SSTables: Sorted String Tables
Immutable Files That Power Modern Databases
Core idea: Never update files in-place. Instead, write new sorted files and merge them later.
Visual: Anatomy of an SSTable
Pseudocode
// Create SSTable
Flush(memtable):
sorted = sort(memtable) // Sort by key
write(bloom_filter) // For quick "not exists"

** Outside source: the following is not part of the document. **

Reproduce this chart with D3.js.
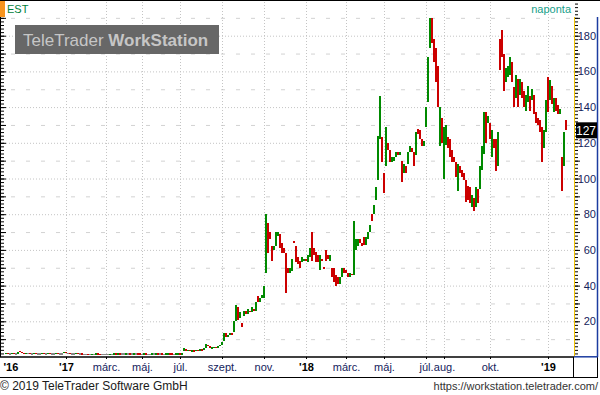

write(sparse_index) // Every 100th key → offset
write(sorted_data) // The actual key-values
write(footer) // min_key, max_key, size
// Read from SSTable
Read(sstable, key):
if not bloom_filter.contains(key):
return None // Quick reject
offset = binary_search(index, key)
block = read_block(offset)
return linear_search(block, key)
// Merge SSTables (Compaction)
Compact(sstables):
// K-way merge, keep newest version
merged = k_way_merge(sstables)
return write_new_sstable(merged)
Real-World Systems Using SSTables
Distributed SQL Databases
Google Spanner
-
Globally distributed SQL database
-
Uses SSTables for storage layer
-
Combines ACID transactions with SSTables
-
Paxos for consensus, SSTables for storage
CockroachDB
-
Distributed SQL built on RocksDB (SSTables)
-
ACID transactions over LSM storage
-
Range partitioning with SSTables
TiDB
-
MySQL-compatible distributed SQL
-
TiKV storage engine uses RocksDB/SSTables
-
Hybrid transactional/analytical processing
NoSQL Systems
Apache Cassandra
-
Wide-column store built on SSTables
-
Each column family = collection of SSTables
-
Compaction strategies: Size-tiered, Leveled, Time-window
HBase (Hadoop Database)
-
Uses SSTables (called HFiles)
-
Stores in HDFS for distribution
-
Major/minor compaction
RocksDB (Facebook)
-
Embedded key-value store
-
LSM tree with SSTables
-
Powers many databases (CockroachDB, TiDB, Kafka Streams)
Google Bigtable
-
Original SSTable implementation
-
Tablets = range of rows in SSTables
-
GFS/Colossus for storage
Key Takeaway
SSTables turn random writes into sequential writes by batching updates in memory and flushing sorted, immutable files to disk. This simple idea powers Spanner, CockroachDB, Cassandra, and many other modern databases.